Nyusi retains power in Mozambique

84

Mozambique incumbent President Filipe Nyusi won a landslide victory in an election it was hoped would calm tensions in a nation soon to become a top global gas exporter, but stoked divisions as opposition parties cry foul.

Nyusi secured 73% of the vote in the presidential race, the National Election Commission (CNE) said on Sunday, while his party, the ruling Frelimo, won big in legislative and provincial contests.

Ossufo Momade, candidate for former guerrilla movement turned main opposition party Renamo, which rejected the outcome, trailed with 21.88% of the vote, the CNE said.

During his second five-year term, Nyusi will be responsible for overseeing a gas boom led by oil giants including Exxon Mobil Corp and Total), battling a festering Islamist insurgency and delivering on a peace deal signed two months ago.

Speaking to supporters in Maputo, Nyusi said he would further develop Mozambique and speed up implementation of the deal.

“I will work so we can have a prosperous, equitable and fair Mozambique,” he told the crowd. “In these elections, the Mozambican people won.”

It was hoped the October 15 poll would seal the fragile peace pact, designed to end four decades of violence between Frelimo and Renamo. The two fought a 16-year civil war that ended in a truce in 1992 but clashed sporadically since.

Instead the deal is at risk of falling apart as opposition parties reject election results, claiming they were tarnished by fraud, violence and irregularities from the outset. Frelimo says the elections were free and fair.

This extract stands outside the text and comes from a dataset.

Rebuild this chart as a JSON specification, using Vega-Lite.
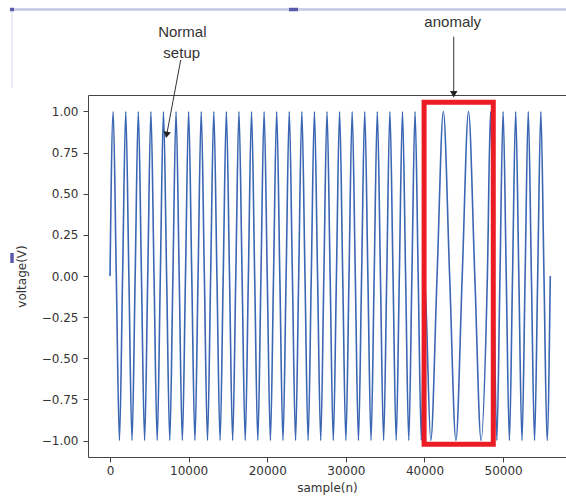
{
  "$schema": "https://vega.github.io/schema/vega-lite/v6.json",
  "autosize": {"type": "none"},
  "padding": {"left": 88, "top": 95, "right": 0, "bottom": 43},
  "width": 478,
  "height": 362,
  "background": "white",
  "config": {
    "view": {"stroke": "#444", "strokeWidth": 1},
    "font": "DejaVu Sans",
    "axis": {
      "labelFont": "DejaVu Sans", "labelFontSize": 12, "labelColor": "#333",
      "titleFont": "DejaVu Sans", "titleFontSize": 12, "titleFontWeight": "normal", "titleColor": "#333",
      "tickColor": "#444", "tickSize": 5, "domain": false, "grid": false
    }
  },
  "encoding": {
    "x": {"field": "n", "type": "quantitative",
      "scale": {"domain": [-2800, 58000], "nice": false, "zero": false},
      "axis": {"values": [0, 10000, 20000, 30000, 40000, 50000], "format": "d", "title": "sample(n)", "labelPadding": 3, "titlePadding": 6, "labelFlush": false}},
    "y": {"field": "v", "type": "quantitative",
      "scale": {"domain": [-1.1, 1.1], "nice": false, "zero": false},
      "axis": {"values": [-1, -0.75, -0.5, -0.25, 0, 0.25, 0.5, 0.75, 1], "format": ".2f", "title": "voltage(V)", "labelPadding": 5, "titlePadding": 13}}
  },
  "layer": [
    {
      "data": {"values": [
        {"n":0,"v":0},{"n":400,"v":1},{"n":800,"v":0},{"n":1200,"v":-1},
        {"n":1600,"v":0},{"n":2000,"v":1},{"n":2400,"v":0},{"n":2800,"v":-1},
        {"n":3200,"v":0},{"n":3600,"v":1},{"n":4000,"v":0},{"n":4400,"v":-1},
        {"n":4800,"v":0},{"n":5200,"v":1},{"n":5600,"v":0},{"n":6000,"v":-1},
        {"n":6400,"v":0},{"n":6800,"v":1},{"n":7200,"v":0},{"n":7600,"v":-1},
        {"n":8000,"v":0},{"n":8400,"v":1},{"n":8800,"v":0},{"n":9200,"v":-1},
        {"n":9600,"v":0},{"n":10000,"v":1},{"n":10400,"v":0},{"n":10800,"v":-1},
        {"n":11200,"v":0},{"n":11600,"v":1},{"n":12000,"v":0},{"n":12400,"v":-1},
        {"n":12800,"v":0},{"n":13200,"v":1},{"n":13600,"v":0},{"n":14000,"v":-1},
        {"n":14400,"v":0},{"n":14800,"v":1},{"n":15200,"v":0},{"n":15600,"v":-1},
        {"n":16000,"v":0},{"n":16400,"v":1},{"n":16800,"v":0},{"n":17200,"v":-1},
        {"n":17600,"v":0},{"n":18000,"v":1},{"n":18400,"v":0},{"n":18800,"v":-1},
        {"n":19200,"v":0},{"n":19600,"v":1},{"n":20000,"v":0},{"n":20400,"v":-1},
        {"n":20800,"v":0},{"n":21200,"v":1},{"n":21600,"v":0},{"n":22000,"v":-1},
        {"n":22400,"v":0},{"n":22800,"v":1},{"n":23200,"v":0},{"n":23600,"v":-1},
        {"n":24000,"v":0},{"n":24400,"v":1},{"n":24800,"v":0},{"n":25200,"v":-1},
        {"n":25600,"v":0},{"n":26000,"v":1},{"n":26400,"v":0},{"n":26800,"v":-1},
        {"n":27200,"v":0},{"n":27600,"v":1},{"n":28000,"v":0},{"n":28400,"v":-1},
        {"n":28800,"v":0},{"n":29200,"v":1},{"n":29600,"v":0},{"n":30000,"v":-1},
        {"n":30400,"v":0},{"n":30800,"v":1},{"n":31200,"v":0},{"n":31600,"v":-1},
        {"n":32000,"v":0},{"n":32400,"v":1},{"n":32800,"v":0},{"n":33200,"v":-1},
        {"n":33600,"v":0},{"n":34000,"v":1},{"n":34400,"v":0},{"n":34800,"v":-1},
        {"n":35200,"v":0},{"n":35600,"v":1},{"n":36000,"v":0},{"n":36400,"v":-1},
        {"n":36800,"v":0},{"n":37200,"v":1},{"n":37600,"v":0},{"n":38000,"v":-1},
        {"n":38400,"v":0},{"n":38800,"v":1},{"n":39200,"v":0},{"n":39600,"v":-1},
        {"n":40000,"v":0},{"n":40800,"v":-1},{"n":41600,"v":0},{"n":42400,"v":1},
        {"n":43200,"v":0},{"n":44000,"v":-1},{"n":44800,"v":0},{"n":45600,"v":1},
        {"n":46400,"v":0},{"n":47200,"v":-1},{"n":48000,"v":0},
        {"n":48400,"v":1},{"n":48800,"v":0},{"n":49200,"v":-1},
        {"n":49600,"v":0},{"n":50000,"v":1},{"n":50400,"v":0},{"n":50800,"v":-1},
        {"n":51200,"v":0},{"n":51600,"v":1},{"n":52000,"v":0},{"n":52400,"v":-1},
        {"n":52800,"v":0},{"n":53200,"v":1},{"n":53600,"v":0},{"n":54000,"v":-1},
        {"n":54400,"v":0},{"n":54800,"v":1},{"n":55200,"v":0},{"n":55600,"v":-1},
        {"n":56000,"v":0}
      ]},
      "mark": {"type": "line", "color": "#3a66b4", "strokeWidth": 1.6, "interpolate": "monotone", "clip": true}
    },
    {
      "data": {"values": [{"n": 39950, "n2": 48750, "v": 1.056, "v2": -1.022}]},
      "mark": {"type": "rect", "fill": null, "fillOpacity": 0, "stroke": "#ec1c24", "strokeWidth": 5},
      "encoding": {"x2": {"field": "n2"}, "y2": {"field": "v2"}}
    },
    {
      "data": {"values": [
        {"n": 8993, "v": 1.3127, "n2": 7205, "v2": 0.8578},
        {"n": 43720, "v": 1.4543, "n2": 43720, "v2": 1.1049}
      ]},
      "mark": {"type": "rule", "color": "#333", "strokeWidth": 1},
      "encoding": {"x2": {"field": "n2"}, "y2": {"field": "v2"}}
    },
    {
      "data": {"values": [{"n": 7205, "v": 0.8578}]},
      "mark": {"type": "point", "shape": "triangle-down", "filled": true, "color": "#222", "opacity": 1, "size": 55, "angle": 10.6}
    },
    {
      "data": {"values": [{"n": 43720, "v": 1.1049}]},
      "mark": {"type": "point", "shape": "triangle-down", "filled": true, "color": "#222", "opacity": 1, "size": 55}
    },
    {
      "data": {"values": [
        {"n": 9196, "v": 1.4847, "label": "Normal"},
        {"n": 9120, "v": 1.3534, "label": "setup"},
        {"n": 43590, "v": 1.5455, "label": "anomaly"}
      ]},
      "mark": {"type": "text", "font": "Liberation Sans", "fontSize": 15, "color": "#333", "align": "center", "baseline": "middle"},
      "encoding": {"text": {"field": "label"}}
    },
    {
      "data": {"values": [
        {"n": -12465, "v": 1.6196, "n2": 58000, "v2": 1.6196}
      ]},
      "mark": {"type": "rule", "color": "#c4c4e4", "strokeWidth": 2.5},
      "encoding": {"x2": {"field": "n2"}, "y2": {"field": "v2"}}
    },
    {
      "data": {"values": [
        {"n": -12465, "v": 1.6196, "n2": -12465, "v2": 1.1425}
      ]},
      "mark": {"type": "rule", "color": "#e6e6f2", "strokeWidth": 1.5},
      "encoding": {"x2": {"field": "n2"}, "y2": {"field": "v2"}}
    },
    {
      "data": {"values": [
        {"n": -12720, "v": 1.6196, "n2": -12210, "v2": 1.6196},
        {"n": 22768, "v": 1.6196, "n2": 23912, "v2": 1.6196},
        {"n": -12465, "v": 0.140, "n2": -12465, "v2": 0.079}
      ]},
      "mark": {"type": "rule", "color": "#5b5bab", "strokeWidth": 3.5},
      "encoding": {"x2": {"field": "n2"}, "y2": {"field": "v2"}}
    }
  ]
}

Analysts say a return to all-out conflict is highly unlikely even if the deal collapses, but low-level violence, including from an armed group of breakaway former Renamo fighters, could worsen. That could suck government focus and resources from the insurgency in the gas-rich north.

“SHAMEFUL”

Eight members of the CNE, made up of Frelimo and opposition party representatives, voted against the results, versus nine in favour.

Fernando Mazanga, a Renamo member of the CNE, said they distanced themselves from the results because of irregularities.

“It is shameful and a disgrace what we are witnessing here,” he said.

Daviz Simango, of the third largest party the Mozambique Democratic Movement (MDM), secured just over four percent of the presidential vote.

He said MDM saw the election outcome as “null and void”. Observer groups, including from the European Union, United States and Commonwealth, raised concerns about the process from registration through to vote counting.

Frelimo gained 40 seats in the 250-seat parliament, taking a total of 184 compared with 60 for Renamo – down by almost a third – and 6 for MDM.

Frelimo won a majority in all 10 Mozambique provinces in the provincial poll – a contest central to the survival of the peace pact.

For the first time, provincial governors will be appointed by the majority party in each province rather than government – a key Renamo demand during peace talks.

The party wanted to win control of some provinces to achieve a long-thwarted ambition for influence, but came away empty handed.

Turnout was slightly higher than in the general election in 2014, with just over 50% of the more than 13 million registered voters voting.